The disclosure was made by Mr. Abdulazeez Kuranga while leading a team of investment analysts during Stanbic IBTC Bank’s recent launch of its “Nigeria 2026 Economic Outlook,” webinar on Tuesday, February 10, 2026.
He explained that nearly half of the interventions occurred during a period of heightened exchange rate volatility, as the apex bank intensified dollar sales to calm the market and restore confidence in the liberalised FX framework.
What the analysts are saying
Stanbic IBTC economists say the CBN’s intervention in 2025 played a critical role in stabilising the foreign exchange market after prolonged volatility. They noted that the liquidity injections helped narrow exchange rate disparities and improve overall market confidence.
- “The CBN sold about 7.8 billion dollars to the market last year. 47% of that came between March and May last year, 2025. When you are seeing massive depreciation in the exchange rate, perhaps because of negative sentiments, you see the CBN also selling FX in the market.”
- “The CBN now acts like a regular market participant, with its contribution to FX inflows declining significantly, averaging 12.9% from a peak of 77.9% in March 2020. And since then, we’ve been seeing a much-improved sentiment in this space.”
They added that the interventions were particularly effective because they coincided with stronger FX inflows from oil exports, remittances, and foreign portfolio investments, alongside tighter monetary conditions that supported reserve accretion.
More insights
The analysts disclosed that 47% of the total $7.8 billion FX intervention occurred between March and May 2025, a period marked by sharp depreciation pressures and negative market sentiment. During that window, the CBN intensified dollar sales to smooth volatility in the Nigerian Autonomous Foreign Exchange Market (NAFEM).
- The CBN’s average contribution to total FX inflows declined to 12.9%, compared to a peak of 77.9% recorded in March 2020.
- Foreign investors accounted for an average of 39.4% of total FX inflows into NAFEM in 2025, up from 30.8% in 2024.
- FX reserves strengthened to their highest levels since 2018, supported by improved liquidity conditions.
The reduced dominance of the apex bank reflects broader reforms aimed at deepening market liquidity and enhancing price discovery under a more liberalised exchange rate system.
What you should know
Stanbic IBTC economists projected a cautiously optimistic outlook for Nigeria’s economy in 2026, underpinned by FX stability and improving investor confidence. They expect GDP growth to range between 4.1% and 4.4%, with non-oil sectors such as agriculture and manufacturing playing significant roles.
- Inflation is projected to moderate to around 15.4% in 2026, supported by lower fuel prices and exchange rate stability.
- Oil production is expected to grow steadily, though it may not reach 2 million barrels per day until later in the year.

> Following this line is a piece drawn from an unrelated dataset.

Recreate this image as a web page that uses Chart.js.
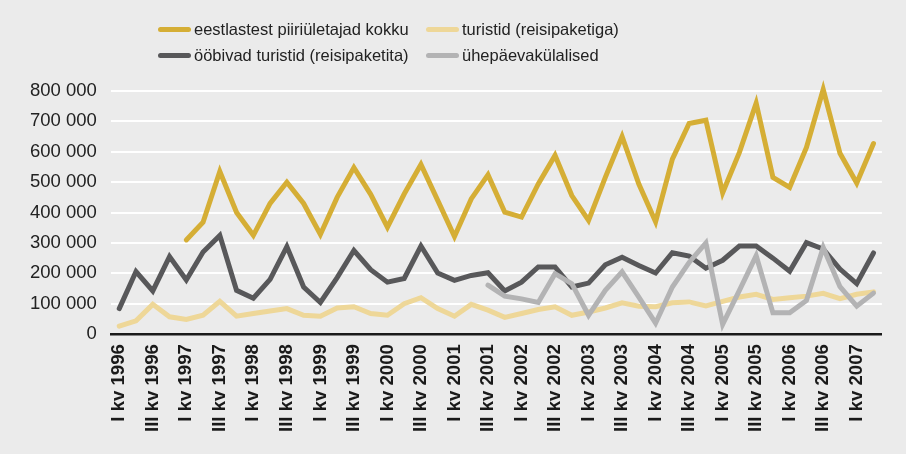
<!DOCTYPE html>
<html>
<head>
<meta charset="utf-8">
<script src="https://cdn.jsdelivr.net/npm/chart.js@4/dist/chart.umd.min.js"></script>
<style>
  body { margin: 0; background: #ebebeb; }
  #wrap { position: relative; width: 906px; height: 454px; }
  #legend { position: absolute; left: 158px; top: 19px; display: grid; grid-template-columns: 268px 200px; row-gap: 5px;
            font-family: "Liberation Sans", Arial, sans-serif; font-size: 16.5px; color: #222; }
  .item { display: flex; align-items: center; height: 21px; white-space: nowrap; }
  .sw { width: 33px; height: 5px; border-radius: 3px; margin-right: 3px; }
</style>
</head>
<body>
<div id="wrap">
  <canvas id="c"></canvas>
  <div id="legend"></div>
</div>
<script>
var quarters = [
  'I kv 1996','II kv 1996','III kv 1996','IV kv 1996',
  'I kv 1997','II kv 1997','III kv 1997','IV kv 1997',
  'I kv 1998','II kv 1998','III kv 1998','IV kv 1998',
  'I kv 1999','II kv 1999','III kv 1999','IV kv 1999',
  'I kv 2000','II kv 2000','III kv 2000','IV kv 2000',
  'I kv 2001','II kv 2001','III kv 2001','IV kv 2001',
  'I kv 2002','II kv 2002','III kv 2002','IV kv 2002',
  'I kv 2003','II kv 2003','III kv 2003','IV kv 2003',
  'I kv 2004','II kv 2004','III kv 2004','IV kv 2004',
  'I kv 2005','II kv 2005','III kv 2005','IV kv 2005',
  'I kv 2006','II kv 2006','III kv 2006','IV kv 2006',
  'I kv 2007','II kv 2007'
];

// eestlastest piiriületajad kokku
var kokku = [null, null, null, null,
  310000, 368000, 535000, 400000,
  325000, 430000, 500000, 430000,
  328000, 450000, 548000, 460000,
  352000, 461000, 558000, 440000,
  321000, 445000, 524000, 401000,
  385000, 494000, 588000, 456000,
  374000, 516000, 650000, 494000,
  370000, 576000, 693000, 704000,
  465000, 598000, 760000, 516000,
  483000, 614000, 805000, 595000,
  497000, 627000];

// turistid (reisipaketiga)
var paketiga = [26000, 44000, 98000, 57000,
  48000, 62000, 108000, 59000,
  68000, 76000, 84000, 62000,
  59000, 86000, 90000, 68000,
  62000, 100000, 120000, 84000,
  59000, 98000, 79000, 55000,
  68000, 81000, 90000, 62000,
  73000, 86000, 103000, 92000,
  90000, 103000, 106000, 93000,
  108000, 122000, 131000, 114000,
  120000, 125000, 134000, 117000,
  131000, 139000];

// ööbivad turistid (reisipaketita)
var paketita = [84000, 206000, 142000, 255000,
  178000, 270000, 325000, 144000,
  118000, 180000, 288000, 155000,
  104000, 186000, 275000, 212000,
  171000, 183000, 290000, 201000,
  177000, 193000, 202000, 142000,
  171000, 221000, 221000, 155000,
  168000, 228000, 253000, 226000,
  201000, 268000, 257000, 217000,
  243000, 290000, 290000, 250000,
  207000, 301000, 280000, 214000,
  166000, 267000];

// ühepäevakülalised
var paevased = [null, null, null, null, null, null, null, null, null, null,
  null, null, null, null, null, null, null, null, null, null, null, null,
  161000, 125000, 116000, 104000,
  199000, 166000, 62000, 144000,
  205000, 122000, 36000, 155000,
  236000, 300000, 32000, 144000,
  258000, 70000, 70000, 111000,
  285000, 156000, 92000, 135000];

var yTicks = [0, 100000, 200000, 300000, 400000, 500000, 600000, 700000, 800000];

var series = [
  { label: 'eestlastest piiriületajad kokku', data: kokku, color: '#d5ae35' },
  { label: 'turistid (reisipaketiga)', data: paketiga, color: '#eed798' },
  { label: 'ööbivad turistid (reisipaketita)', data: paketita, color: '#58585a' },
  { label: 'ühepäevakülalised', data: paevased, color: '#b3b3b4' }
];

var font = '"Liberation Sans", Arial, sans-serif';

new Chart(document.getElementById('c'), {
  type: 'line',
  data: {
    labels: quarters,
    datasets: series.slice().reverse().map(function (s) {
      return {
        label: s.label, data: s.data,
        borderColor: s.color, backgroundColor: s.color,
        borderWidth: 5, pointRadius: 0, tension: 0,
        borderCapStyle: 'round', borderJoinStyle: 'miter',
        spanGaps: false, clip: false
      };
    })
  },
  options: {
    responsive: true,
    maintainAspectRatio: false,
    animation: false,
    layout: { padding: { top: 91, left: 16, right: 17, bottom: 12 } },
    plugins: { legend: { display: false }, tooltip: { enabled: false } },
    scales: {
      x: {
        offset: true,
        grid: { display: false, drawTicks: false },
        border: { display: true, color: '#1a1a1a', width: 2.5 },
        ticks: {
          autoSkip: false, minRotation: 90, maxRotation: 90, padding: 10,
          color: '#1a1a1a', font: { family: font, size: 18.6, weight: 'bold' },
          callback: function (v, i) { return i % 2 === 0 ? quarters[i] : ''; }
        }
      },
      y: {
        min: 0, max: 800000,
        afterBuildTicks: function (axis) { axis.ticks = yTicks.map(function (v) { return { value: v }; }); },
        grid: {
          drawTicks: false, lineWidth: 2,
          color: function (ctx) { return ctx.tick && ctx.tick.value === 0 ? 'rgba(0,0,0,0)' : '#ffffff'; }
        },
        border: { display: false },
        ticks: {
          padding: 14, color: '#222',
          font: { family: font, size: 18.5 },
          callback: function (v) { return String(v).replace(/\B(?=(\d{3})+(?!\d))/g, ' '); }
        }
      }
    }
  }
});

var legend = document.getElementById('legend');
[0, 1, 2, 3].forEach(function (i) {
  var s = series[i];
  var el = document.createElement('div');
  el.className = 'item';
  el.innerHTML = '<span class="sw" style="background:' + s.color + '"></span><span>' + s.label + '</span>';
  legend.appendChild(el);
});
</script>
</body>
</html>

- Foreign exchange reserves are anticipated to remain robust, supported by oil inflows, remittances, and sustained offshore investor participation.
However, the analysts warned that Nigeria’s outlook remains sensitive to external shocks, particularly fluctuations in global oil prices and policy unpredictability from major economies such as the United States, which could influence capital flows and exchange rate stability.